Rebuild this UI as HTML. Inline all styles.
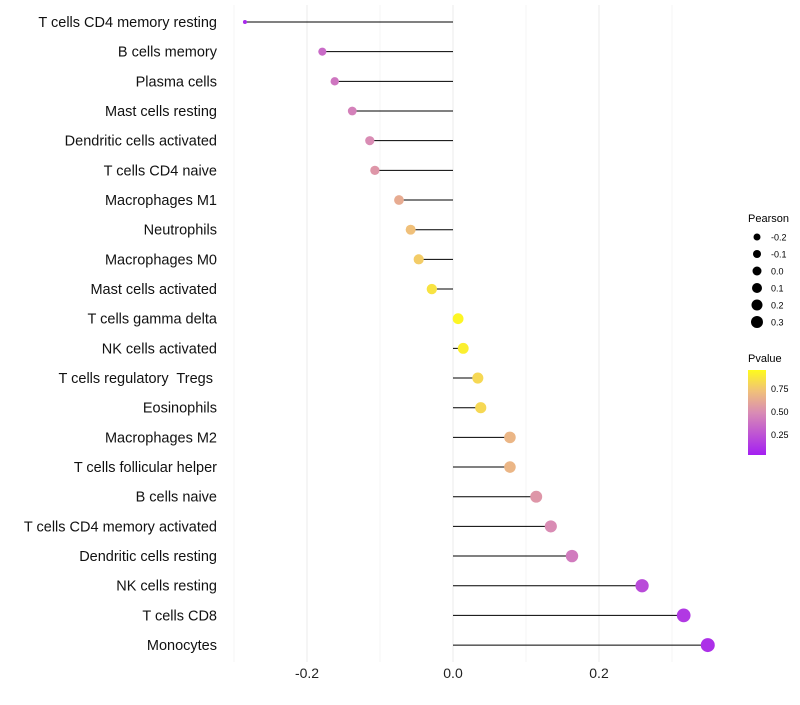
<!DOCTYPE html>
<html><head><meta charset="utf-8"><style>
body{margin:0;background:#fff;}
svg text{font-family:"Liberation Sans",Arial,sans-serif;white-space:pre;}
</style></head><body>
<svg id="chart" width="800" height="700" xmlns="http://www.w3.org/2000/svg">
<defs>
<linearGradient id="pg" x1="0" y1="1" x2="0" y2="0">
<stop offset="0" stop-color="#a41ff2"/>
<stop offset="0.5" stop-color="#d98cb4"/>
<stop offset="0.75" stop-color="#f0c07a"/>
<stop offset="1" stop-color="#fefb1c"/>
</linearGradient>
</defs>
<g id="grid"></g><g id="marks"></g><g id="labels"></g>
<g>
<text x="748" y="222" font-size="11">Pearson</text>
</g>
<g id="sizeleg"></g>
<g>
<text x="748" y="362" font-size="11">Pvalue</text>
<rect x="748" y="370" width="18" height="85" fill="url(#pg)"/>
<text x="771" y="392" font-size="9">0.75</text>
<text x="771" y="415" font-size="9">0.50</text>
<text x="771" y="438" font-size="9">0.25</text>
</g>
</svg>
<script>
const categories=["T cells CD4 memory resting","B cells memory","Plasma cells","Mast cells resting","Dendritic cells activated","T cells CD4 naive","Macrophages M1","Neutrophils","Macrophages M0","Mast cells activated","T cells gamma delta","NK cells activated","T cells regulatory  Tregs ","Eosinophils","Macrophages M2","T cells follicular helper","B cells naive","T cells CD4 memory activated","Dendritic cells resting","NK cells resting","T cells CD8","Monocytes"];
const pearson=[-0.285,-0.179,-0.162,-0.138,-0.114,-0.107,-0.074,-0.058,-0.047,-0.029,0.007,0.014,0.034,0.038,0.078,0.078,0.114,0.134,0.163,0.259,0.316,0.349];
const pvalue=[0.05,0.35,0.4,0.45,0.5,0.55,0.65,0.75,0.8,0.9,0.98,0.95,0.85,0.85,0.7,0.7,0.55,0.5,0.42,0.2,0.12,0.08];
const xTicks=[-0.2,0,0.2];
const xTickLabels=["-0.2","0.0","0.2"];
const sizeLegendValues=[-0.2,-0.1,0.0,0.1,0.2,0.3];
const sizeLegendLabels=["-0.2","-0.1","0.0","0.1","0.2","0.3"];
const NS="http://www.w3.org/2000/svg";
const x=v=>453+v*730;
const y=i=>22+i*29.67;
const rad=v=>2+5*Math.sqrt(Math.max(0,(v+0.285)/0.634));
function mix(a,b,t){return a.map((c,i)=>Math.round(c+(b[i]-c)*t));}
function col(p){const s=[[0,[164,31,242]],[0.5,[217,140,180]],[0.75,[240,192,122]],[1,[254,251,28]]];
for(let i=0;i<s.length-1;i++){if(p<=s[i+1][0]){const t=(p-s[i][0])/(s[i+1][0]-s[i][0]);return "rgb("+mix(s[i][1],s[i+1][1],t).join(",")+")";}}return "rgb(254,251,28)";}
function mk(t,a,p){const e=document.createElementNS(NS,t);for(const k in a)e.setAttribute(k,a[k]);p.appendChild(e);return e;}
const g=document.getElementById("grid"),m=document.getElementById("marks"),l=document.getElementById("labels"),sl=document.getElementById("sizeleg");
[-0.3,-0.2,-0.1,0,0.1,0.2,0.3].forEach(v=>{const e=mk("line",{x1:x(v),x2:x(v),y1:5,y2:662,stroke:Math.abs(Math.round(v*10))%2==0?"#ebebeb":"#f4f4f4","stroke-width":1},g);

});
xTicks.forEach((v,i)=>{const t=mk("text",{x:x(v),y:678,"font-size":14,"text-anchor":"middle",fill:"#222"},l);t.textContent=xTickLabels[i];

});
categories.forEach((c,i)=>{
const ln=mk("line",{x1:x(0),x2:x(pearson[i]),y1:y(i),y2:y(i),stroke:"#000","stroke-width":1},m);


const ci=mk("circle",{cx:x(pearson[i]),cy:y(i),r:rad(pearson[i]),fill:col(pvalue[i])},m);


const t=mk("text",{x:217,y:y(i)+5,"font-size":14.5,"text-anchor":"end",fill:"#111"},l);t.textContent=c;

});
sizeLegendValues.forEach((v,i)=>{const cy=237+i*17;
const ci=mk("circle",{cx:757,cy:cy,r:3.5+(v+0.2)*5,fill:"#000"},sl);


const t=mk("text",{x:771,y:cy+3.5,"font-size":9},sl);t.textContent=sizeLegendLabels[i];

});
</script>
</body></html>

INSTRUCTIONS TO FOLLOW: Reproduce the full listing above verbatim, with no pictures included.

EXERCISE OUTPUT:
Rebuild this UI as HTML. Inline all styles.
<!DOCTYPE html>
<html><head><meta charset="utf-8"><style>
body{margin:0;background:#fff;}
svg text{font-family:"Liberation Sans",Arial,sans-serif;white-space:pre;}
</style></head><body>
<svg id="chart" width="800" height="700" xmlns="http://www.w3.org/2000/svg">
<defs>
<linearGradient id="pg" x1="0" y1="1" x2="0" y2="0">
<stop offset="0" stop-color="#a41ff2"/>
<stop offset="0.5" stop-color="#d98cb4"/>
<stop offset="0.75" stop-color="#f0c07a"/>
<stop offset="1" stop-color="#fefb1c"/>
</linearGradient>
</defs>
<g id="grid"></g><g id="marks"></g><g id="labels"></g>
<g>
<text x="748" y="222" font-size="11">Pearson</text>
</g>
<g id="sizeleg"></g>
<g>
<text x="748" y="362" font-size="11">Pvalue</text>
<rect x="748" y="370" width="18" height="85" fill="url(#pg)"/>
<text x="771" y="392" font-size="9">0.75</text>
<text x="771" y="415" font-size="9">0.50</text>
<text x="771" y="438" font-size="9">0.25</text>
</g>
</svg>
<script>
const categories=["T cells CD4 memory resting","B cells memory","Plasma cells","Mast cells resting","Dendritic cells activated","T cells CD4 naive","Macrophages M1","Neutrophils","Macrophages M0","Mast cells activated","T cells gamma delta","NK cells activated","T cells regulatory  Tregs ","Eosinophils","Macrophages M2","T cells follicular helper","B cells naive","T cells CD4 memory activated","Dendritic cells resting","NK cells resting","T cells CD8","Monocytes"];
const pearson=[-0.285,-0.179,-0.162,-0.138,-0.114,-0.107,-0.074,-0.058,-0.047,-0.029,0.007,0.014,0.034,0.038,0.078,0.078,0.114,0.134,0.163,0.259,0.316,0.349];
const pvalue=[0.05,0.35,0.4,0.45,0.5,0.55,0.65,0.75,0.8,0.9,0.98,0.95,0.85,0.85,0.7,0.7,0.55,0.5,0.42,0.2,0.12,0.08];
const xTicks=[-0.2,0,0.2];
const xTickLabels=["-0.2","0.0","0.2"];
const sizeLegendValues=[-0.2,-0.1,0.0,0.1,0.2,0.3];
const sizeLegendLabels=["-0.2","-0.1","0.0","0.1","0.2","0.3"];
const NS="http://www.w3.org/2000/svg";
const x=v=>453+v*730;
const y=i=>22+i*29.67;
const rad=v=>2+5*Math.sqrt(Math.max(0,(v+0.285)/0.634));
function mix(a,b,t){return a.map((c,i)=>Math.round(c+(b[i]-c)*t));}
function col(p){const s=[[0,[164,31,242]],[0.5,[217,140,180]],[0.75,[240,192,122]],[1,[254,251,28]]];
for(let i=0;i<s.length-1;i++){if(p<=s[i+1][0]){const t=(p-s[i][0])/(s[i+1][0]-s[i][0]);return "rgb("+mix(s[i][1],s[i+1][1],t).join(",")+")";}}return "rgb(254,251,28)";}
function mk(t,a,p){const e=document.createElementNS(NS,t);for(const k in a)e.setAttribute(k,a[k]);p.appendChild(e);return e;}
const g=document.getElementById("grid"),m=document.getElementById("marks"),l=document.getElementById("labels"),sl=document.getElementById("sizeleg");
[-0.3,-0.2,-0.1,0,0.1,0.2,0.3].forEach(v=>{const e=mk("line",{x1:x(v),x2:x(v),y1:5,y2:662,stroke:Math.abs(Math.round(v*10))%2==0?"#ebebeb":"#f4f4f4","stroke-width":1},g);

});
xTicks.forEach((v,i)=>{const t=mk("text",{x:x(v),y:678,"font-size":14,"text-anchor":"middle",fill:"#222"},l);t.textContent=xTickLabels[i];

});
categories.forEach((c,i)=>{
const ln=mk("line",{x1:x(0),x2:x(pearson[i]),y1:y(i),y2:y(i),stroke:"#000","stroke-width":1},m);


const ci=mk("circle",{cx:x(pearson[i]),cy:y(i),r:rad(pearson[i]),fill:col(pvalue[i])},m);


const t=mk("text",{x:217,y:y(i)+5,"font-size":14.5,"text-anchor":"end",fill:"#111"},l);t.textContent=c;

});
sizeLegendValues.forEach((v,i)=>{const cy=237+i*17;
const ci=mk("circle",{cx:757,cy:cy,r:3.5+(v+0.2)*5,fill:"#000"},sl);


const t=mk("text",{x:771,y:cy+3.5,"font-size":9},sl);t.textContent=sizeLegendLabels[i];

});
</script>
</body></html>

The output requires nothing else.